Deux expositions sinon rien ? Et une petite mise en regard qui ne manque pas de sel avec un dialogue entre le très sérieux parcours Décorations présidentielles & diplomatie et New Economy, plus malicieux certes, mais chargé de réflexion.
Décorations présidentielles & diplomatie – Musée de la Légion d’honneur et des ordres de chevalerie
Un titre clair pour une question essentielle en matière de politique étrangère. Car derrière les ornements présentés dans les salles du Musée de la Légion d’Honneur, c’est une facette inconnue du ballet géopolitique qui se cache. Quand, lors d’une visite officielle, un pays étranger décide de distinguer ainsi un président français, c’est un acte fort de reconnaissance et d’alliance. De 1870 à nos jours, l’exposition revient sur le pourquoi du comment de ce geste diplomatique et du protocole qui l’accompagne, récurrent au fil de cinq républiques.
La tradition, qui remonte aux temps de la chevalerie, reprise par Napoléon Ier, perdure encore avec une vivacité dont les bulletins d’information ne témoignent guère, demeurant sur l’anecdotique de l’évènement sans en fouiller les raisons véritables. Cette coutume prend ici corps au travers de quelque 190 décorations reçues par 19 de nos chefs d’État, depuis Adolphe Thiers jusqu’à Emmanuel Macron en passant par Sadi Carnot, Valéry Giscard d’Estaing, François Hollande, Nicolas Sarkozy… Certains ne furent décorés que durant leur mandat, d’autres en dehors également.

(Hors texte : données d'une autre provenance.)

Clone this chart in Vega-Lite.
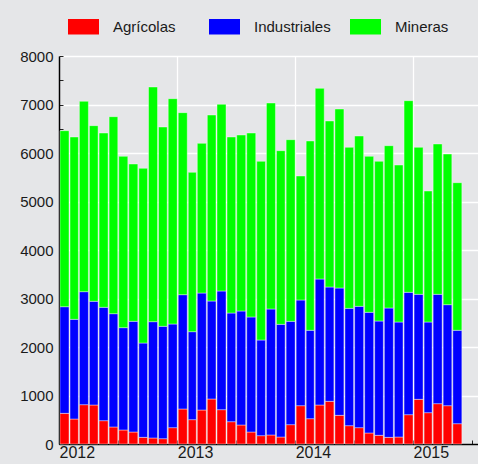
{
  "$schema": "https://vega.github.io/schema/vega-lite/v6.json",
  "width": 419,
  "height": 388,
  "autosize": {"type": "none"},
  "padding": {"left": 59, "top": 56, "right": 0, "bottom": 20},
  "background": "#e5e6e8",
  "config": {
    "view": {"stroke": null, "fill": "#e5e6e8"},
    "font": "Liberation Sans",
    "axis": {"labelFont": "Liberation Sans", "labelColor": "#1a1a1a"},
    "legend": {"labelFont": "Liberation Sans"}
  },
  "data": {
    "values": [
      {"mes": "2012-01-01", "Agrícolas": 632, "Industriales": 2199, "Mineras": 3629},
      {"mes": "2012-02-01", "Agrícolas": 515, "Industriales": 2055, "Mineras": 3760},
      {"mes": "2012-03-01", "Agrícolas": 811, "Industriales": 2330, "Mineras": 3925},
      {"mes": "2012-04-01", "Agrícolas": 804, "Industriales": 2138, "Mineras": 3622},
      {"mes": "2012-05-01", "Agrícolas": 481, "Industriales": 2337, "Mineras": 3594},
      {"mes": "2012-06-01", "Agrícolas": 351, "Industriales": 2336, "Mineras": 4062},
      {"mes": "2012-07-01", "Agrícolas": 289, "Industriales": 2110, "Mineras": 3532},
      {"mes": "2012-08-01", "Agrícolas": 247, "Industriales": 2282, "Mineras": 3244},
      {"mes": "2012-09-01", "Agrícolas": 137, "Industriales": 1945, "Mineras": 3602},
      {"mes": "2012-10-01", "Agrícolas": 124, "Industriales": 2398, "Mineras": 4839},
      {"mes": "2012-11-01", "Agrícolas": 110, "Industriales": 2316, "Mineras": 4110},
      {"mes": "2012-12-01", "Agrícolas": 337, "Industriales": 2137, "Mineras": 4646},
      {"mes": "2013-01-01", "Agrícolas": 722, "Industriales": 2357, "Mineras": 3753},
      {"mes": "2013-02-01", "Agrícolas": 502, "Industriales": 1814, "Mineras": 3285},
      {"mes": "2013-03-01", "Agrícolas": 701, "Industriales": 2412, "Mineras": 3086},
      {"mes": "2013-04-01", "Agrícolas": 928, "Industriales": 2020, "Mineras": 3835},
      {"mes": "2013-05-01", "Agrícolas": 708, "Industriales": 2447, "Mineras": 3849},
      {"mes": "2013-06-01", "Agrícolas": 460, "Industriales": 2241, "Mineras": 3629},
      {"mes": "2013-07-01", "Agrícolas": 392, "Industriales": 2350, "Mineras": 3629},
      {"mes": "2013-08-01", "Agrícolas": 247, "Industriales": 2372, "Mineras": 3793},
      {"mes": "2013-09-01", "Agrícolas": 172, "Industriales": 1972, "Mineras": 3684},
      {"mes": "2013-10-01", "Agrícolas": 186, "Industriales": 2598, "Mineras": 4247},
      {"mes": "2013-11-01", "Agrícolas": 144, "Industriales": 2323, "Mineras": 3581},
      {"mes": "2013-12-01", "Agrícolas": 399, "Industriales": 2130, "Mineras": 3746},
      {"mes": "2014-01-01", "Agrícolas": 790, "Industriales": 2179, "Mineras": 2557},
      {"mes": "2014-02-01", "Agrícolas": 522, "Industriales": 1822, "Mineras": 3904},
      {"mes": "2014-03-01", "Agrícolas": 804, "Industriales": 2598, "Mineras": 3931},
      {"mes": "2014-04-01", "Agrícolas": 880, "Industriales": 2357, "Mineras": 3423},
      {"mes": "2014-05-01", "Agrícolas": 591, "Industriales": 2625, "Mineras": 3691},
      {"mes": "2014-06-01", "Agrícolas": 378, "Industriales": 2419, "Mineras": 3320},
      {"mes": "2014-07-01", "Agrícolas": 337, "Industriales": 2501, "Mineras": 3512},
      {"mes": "2014-08-01", "Agrícolas": 227, "Industriales": 2488, "Mineras": 3216},
      {"mes": "2014-09-01", "Agrícolas": 179, "Industriales": 2357, "Mineras": 3292},
      {"mes": "2014-10-01", "Agrícolas": 137, "Industriales": 2667, "Mineras": 3347},
      {"mes": "2014-11-01", "Agrícolas": 144, "Industriales": 2371, "Mineras": 3237},
      {"mes": "2014-12-01", "Agrícolas": 605, "Industriales": 2522, "Mineras": 3952},
      {"mes": "2015-01-01", "Agrícolas": 921, "Industriales": 2165, "Mineras": 3031},
      {"mes": "2015-02-01", "Agrícolas": 646, "Industriales": 1869, "Mineras": 2701},
      {"mes": "2015-03-01", "Agrícolas": 832, "Industriales": 2254, "Mineras": 3100},
      {"mes": "2015-04-01", "Agrícolas": 790, "Industriales": 2083, "Mineras": 3106},
      {"mes": "2015-05-01", "Agrícolas": 419, "Industriales": 1925, "Mineras": 3044}
    ]
  },
  "transform": [
    {"fold": ["Agrícolas", "Industriales", "Mineras"], "as": ["tipo", "valor"]}
  ],
  "mark": {"type": "bar", "stroke": "#ffffff", "strokeOpacity": 0.4, "strokeWidth": 1},
  "encoding": {
    "x": {
      "field": "mes",
      "type": "temporal",
      "timeUnit": "utcyearmonth",
      "title": null,
      "scale": {"type": "utc", "domain": [{"year": 2012, "month": 1, "date": 1, "utc": true}, {"year": 2015, "month": 7, "date": 21, "utc": true}]},
      "axis": {
        "values": [
          {"year": 2012, "month": 1, "date": 1, "utc": true},
          {"year": 2012, "month": 7, "date": 1, "utc": true},
          {"year": 2013, "month": 1, "date": 1, "utc": true},
          {"year": 2013, "month": 7, "date": 1, "utc": true},
          {"year": 2014, "month": 1, "date": 1, "utc": true},
          {"year": 2014, "month": 7, "date": 1, "utc": true},
          {"year": 2015, "month": 1, "date": 1, "utc": true},
          {"year": 2015, "month": 7, "date": 1, "utc": true}
        ],
        "labelExpr": "utcmonth(datum.value) === 0 ? utcFormat(datum.value, '%Y') : ''",
        "labelAlign": "left",
        "labelDx": -3,
        "labelBaseline": "top",
        "labelFontSize": 16,
        "labelPadding": 4,
        "labelOverlap": false,
        "labelFlush": false,
        "labelBound": false,
        "domainColor": "#000000",
        "domainWidth": 1.5,
        "tickColor": "#222222",
        "tickSize": -4,
        "grid": true,
        "gridColor": "#ffffff",
        "gridWidth": 1.3,
        "gridOpacity": {"condition": {"test": "utcmonth(datum.value) === 0", "value": 1}, "value": 0}
      }
    },
    "y": {
      "field": "valor",
      "type": "quantitative",
      "stack": "zero",
      "title": null,
      "scale": {"domain": [0, 8000], "nice": false},
      "axis": {
        "values": [0, 500, 1000, 1500, 2000, 2500, 3000, 3500, 4000, 4500, 5000, 5500, 6000, 6500, 7000, 7500, 8000],
        "labelExpr": "datum.value % 1000 === 0 ? format(datum.value, 'd') : ''",
        "labelFontSize": 15,
        "labelPadding": 10,
        "labelOverlap": false,
        "domainColor": "#000000",
        "domainWidth": 1.5,
        "tickColor": "#222222",
        "tickSize": -4,
        "grid": true,
        "gridColor": "#ffffff",
        "gridWidth": 1.3,
        "gridOpacity": {"condition": {"test": "datum.value % 1000 === 0", "value": 1}, "value": 0}
      }
    },
    "color": {
      "field": "tipo",
      "type": "nominal",
      "title": null,
      "scale": {"domain": ["Agrícolas", "Industriales", "Mineras"], "range": ["#ff0000", "#0000ff", "#00ff00"]},
      "legend": {
        "orient": "none",
        "legendX": 9,
        "legendY": -45,
        "direction": "horizontal",
        "columns": 3,
        "gridAlign": "all",
        "columnPadding": 19,
        "padding": 0,
        "symbolType": "M-1,-0.5H1V0.5H-1Z",
        "symbolSize": 961,
        "symbolStrokeWidth": 0,
        "symbolOpacity": 1,
        "labelOffset": 14,
        "labelFontSize": 15,
        "labelColor": "#1a1a1a"
      }
    },
    "order": {"field": "tipo", "sort": "ascending"}
  }
}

Outre leur participation à un processus d’alliance entre deux puissances dont ils concrétisent avec majesté la véracité, on appréciera la beauté des bijoux présentés, leur précision, leur décryptage car tout dans ces médailles, est symbolique, depuis les motifs et les pierres précieuses utilisées jusqu’à la couleur des rubans. C’est donc aussi un objet de très grande valeur qui est remis ainsi qu’un titre, donc un acte d’élévation au rang de… De quoi accroître un peu le prestige de la France ?
New Economy – Sabine Pigalle – Cité de l’Économie
Ce n’est pas la première fois que nous citons Sabine Pigalle dans nos articles. Spécialiste du collage, l’artiste parisienne s’amuse à revisiter les classiques de la peinture de manière espiègle et im-pertinente. Nouveau fait d’arme en date, la série New Economy où elle s’attaque aux augustes profils des dirigeants gravés sur nos pièces de monnaie. Rois, reines, présidents, hommes politiques, scientifiques… tout le monde se retrouve ainsi masqué de belle manière. Car il s’agit d’une réflexion sur la fragilité de nos systèmes financiers et de nos économies par temps de COVID.
La pandémie a en effet mis en lumière les failles d’une globalisation qui s’enraye très rapidement : un confinement massif en Chine, un bateau coincé dans un canal, le climat qui bat la breloque, le tourisme en berne… et nos sous ne valent plus rien ! Nos sous justement : si elle repense la petite monnaie qui traîne dans nos poches, c’est parce que cette dernière disparaît à la faveur de la dématérialisation des échanges bancaires, là aussi avec des fluctuations de valeurs qui font frémir.
En plein essor des bitcoins (qui n’ont pas atteint le pinacle qu’ils essuient déjà les crises successives, avec des fortunes parties en fumée en une journée), l’exposition New Economy se veut ironique : les profils masqués des puissants d’hier et d’aujourd’hui n’ont jamais eu prise sur l’avidité, encore moins sur le fil du temps ; c’est un pied de nez évident à la pompe du pouvoir qui n’échappe pas aux ravages du temps, car à la tête des états, ce sont des hommes qu’on place, faillibles, mortels. Aussi décorés, adulés, respectés soient-ils, ils n’en demeurent pas moins hommes.